Bates: Works

Mason Bates' Technicolor Soundscapes

Recorded live during concerts at Davies Symphony Hall in 2014, the San Francisco Symphony's new recording, Mason Bates: Works for Orchestra, captures what makes Bates such a popular contemporary composer: his music mines the early part of the 20th Century classical music canon for inspiration and brings it forward with fresh twists. At his best, which is well represented in this collection, Bates manages the tricky feat of making music that sounds brand new while setting it within familiar frameworks. Much has been made of Bates' incorporation of electronica into his scores (which he was on hand to provide during these performances), as well as his fondness for dance club music, but part of what makes this recording soar is how manifest and organic these elements are to the whole of his musical vision.

 

This recording, perhaps unintentionally, makes the case that it's probably time to stop mentioning it altogether and just acknowledge that this is what music sounds like now, and accept that the boundaries of what's considered traditional instrumentation for orchestral music have changed. Shades of Stravinsky and Richard Strauss are evident in his orchestral writing, while ears more attuned to pop might be reminded of Art of Noise and Propellerheads (the big band jazz sound of Liquid Interface's third movement practically begs for a Shirley Bassey sample), and the pleasures come from Bates' ability to make his music expansive enough for all of these influences, and more, without making it about homages or gimmicks. Like so many other things in our culture, music and its audiences have become distressingly atomized over the last 15 or 20 years, but this is music successfully putting all the bits back together.

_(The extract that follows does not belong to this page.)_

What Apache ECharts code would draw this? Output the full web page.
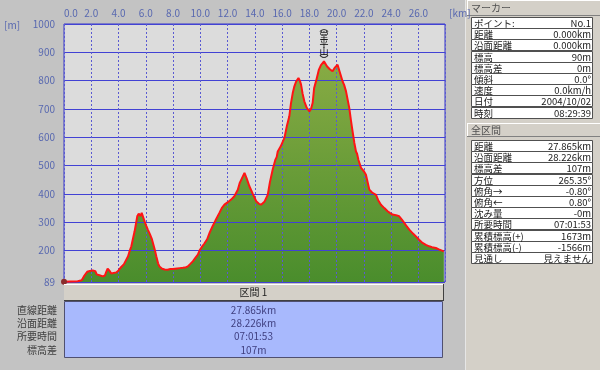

However, the real strength of this SF Symphony recording is in how these works, The B-SidesLiquid Interface, and Alternative Energy, create what sounds like a narrative whole when experienced in sequence to the point that the entire disc sound like a concept album. Bates' work has always featured narrative elements, but inside of the concert hall, with its distractions, pauses, and intermissions, it would be hard to imagine the full scope of this music's kaleidoscopic, technicolor sound as its presented here. Other orchestras and classical music labels should take note: this is how to do it.

Mason Bates: Works for Orchestra: Michael Tilson Thomas & the San Francisco Symphony, with Mason Bates providing electronica. Total Playing Time: 71:14, available in CD for $18.98.